__Exercise goal__
Starting at the top of the entries below, write out each line up to and including the one containing "plt.rcParams['font.family'] = ['Liberation". Leave the pictures out.

BEGIN Provided data

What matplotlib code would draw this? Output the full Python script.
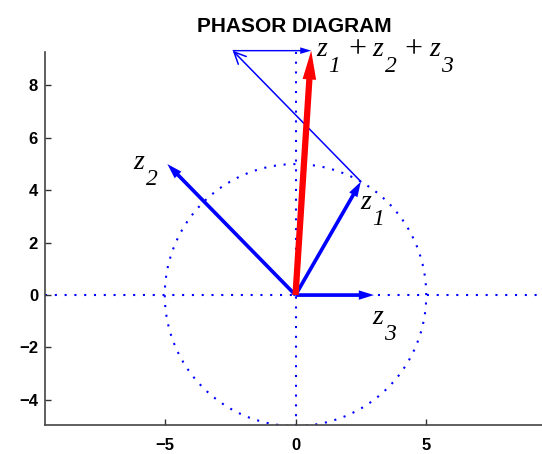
import numpy as np
import matplotlib
matplotlib.use("Agg")
import matplotlib.pyplot as plt
from matplotlib.patches import FancyArrowPatch

plt.rcParams['font.family'] = ['Liberation Sans', 'DejaVu Sans']

# Phasors (real, imaginary)
phasor_names = ['1', '2', '3']
phasor_re = [2.5, -4.9, 3.0]
phasor_im = [4.33, 5.0, 0.0]
circle_radius = 5.0
x_ticks = [-5, 0, 5]
y_ticks = [-4, -2, 0, 2, 4, 6, 8]

z = np.array(phasor_re) + 1j * np.array(phasor_im)
zsum = z.sum()

W, H = 542, 454
fig = plt.figure(figsize=(W / 100, H / 100), dpi=100)
x0, x1 = -9.58, 9.45
y0, y1 = -4.96, 9.29
left_px, bottom_px, top_px = 45, 425, 51.7
ppu = 26.15
ax = fig.add_axes([left_px / W, 1 - bottom_px / H, (x1 - x0) * ppu / W, (bottom_px - top_px) / H])
ax.set_xlim(x0, x1)
ax.set_ylim(y0, y1)

dot = (0, (1, 3.7))
blue = '#0000ff'
red = '#ff0000'
# dotted axes and circle
ax.plot([x0, x1], [0, 0], color=blue, lw=1.5, linestyle=dot, zorder=1)
ax.plot([0, 0], [-circle_radius, y1], color=blue, lw=1.5, linestyle=dot, zorder=1)
th = np.linspace(0, 2 * np.pi, 400)
ax.plot(circle_radius * np.cos(th), circle_radius * np.sin(th), color=blue, lw=1.5,
        linestyle=dot, zorder=1)

def farrow(p0, p1, color, width, hw, hl, zo=3):
    d = p1 - p0
    ax.arrow(p0.real, p0.imag, d.real, d.imag, width=width, head_width=hw,
             head_length=hl, length_includes_head=True, lw=0, facecolor=color,
             edgecolor='none', zorder=zo, clip_on=False)

# individual phasors from the origin
for zk in z:
    farrow(0j, zk, blue, 0.14, 0.36, 0.58)

# head-to-tail chain
a = FancyArrowPatch(((z[0]).real, z[0].imag), ((z[0] + z[1]).real, (z[0] + z[1]).imag),
                    arrowstyle='->,head_length=0.85,head_width=0.4', mutation_scale=10,
                    color=blue, lw=1.1, shrinkA=0, shrinkB=0, zorder=3, clip_on=False)
ax.add_patch(a)
farrow(z[0] + z[1], zsum, blue, 0.055, 0.25, 0.42)

# resultant
farrow(0j, zsum, red, 0.24, 0.52, 1.1, zo=4)

# labels: z with dropped subscripts (pixel offsets)
F, f = 20, 17
DROP = 16
def label(xd, yd, pieces):
    for txt, dx, dy, size, sty in pieces:
        ax.annotate(txt, xy=(xd, yd), xytext=(dx * 0.72, -dy * 0.72),
                    textcoords='offset points', ha='left', va='baseline',
                    fontsize=size, family='Liberation Serif', style=sty,
                    annotation_clip=False)

def px2data(px, py):
    return (px - 295) / 26.15, (295 - py) / 26.2

for name, (px, py) in zip(phasor_names, [(360, 209), (133, 169), (372, 324)]):
    xd, yd = px2data(px, py)
    label(xd, yd, [('z', 0, 0, F, 'italic'), (name, 12, DROP, f, 'italic')])

xd, yd = px2data(316, 56)
label(xd, yd, [('z', 0, 0, F, 'italic'), ('1', 12, DROP, f, 'italic'),
               ('+', 32, 1, 23, 'normal'),
               ('z', 56, 0, F, 'italic'), ('2', 68, DROP, f, 'italic'),
               ('+', 88, 1, 23, 'normal'),
               ('z', 113, 0, F, 'italic'), ('3', 125, DROP, f, 'italic')])

ax.set_title('PHASOR DIAGRAM', fontweight='bold', fontsize=15, pad=14)

ax.set_xticks(x_ticks)
ax.set_xticklabels([('\u2212%d' % -v) if v < 0 else str(v) for v in x_ticks])
ax.set_yticks(y_ticks)
ax.set_yticklabels([('\u2212%d' % -v) if v < 0 else str(v) for v in y_ticks])
for lbl in ax.get_xticklabels() + ax.get_yticklabels():
    lbl.set_fontweight('bold')
    lbl.set_fontsize(12)
ax.tick_params(direction='in', length=4, width=1, color='#333333')
ax.tick_params(axis='x', pad=9)
ax.tick_params(axis='y', pad=5)
for s in ['top', 'right']:
    ax.spines[s].set_visible(False)
for s in ['left', 'bottom']:
    ax.spines[s].set_color('#444444')
    ax.spines[s].set_linewidth(1.2)

fig.savefig('out.png', dpi=100)
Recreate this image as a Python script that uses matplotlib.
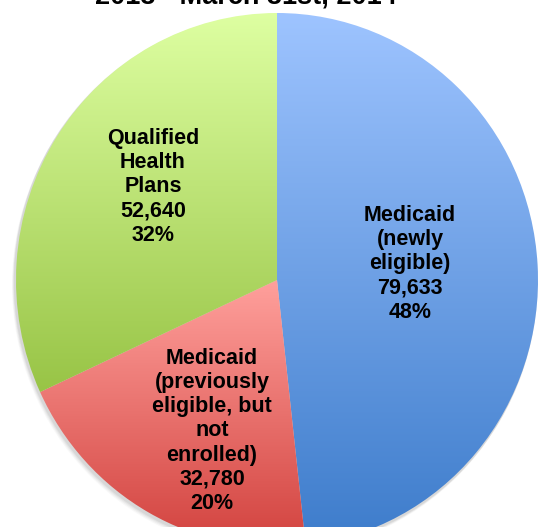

END Provided data

__Solution for this exercise__
What matplotlib code would draw this? Output the full Python script.
import numpy as np
import matplotlib
matplotlib.use("Agg")
import matplotlib.pyplot as plt
from matplotlib.patches import FancyArrowPatch

plt.rcParams['font.family'] = ['Liberation Sans', 'DejaVu Sans']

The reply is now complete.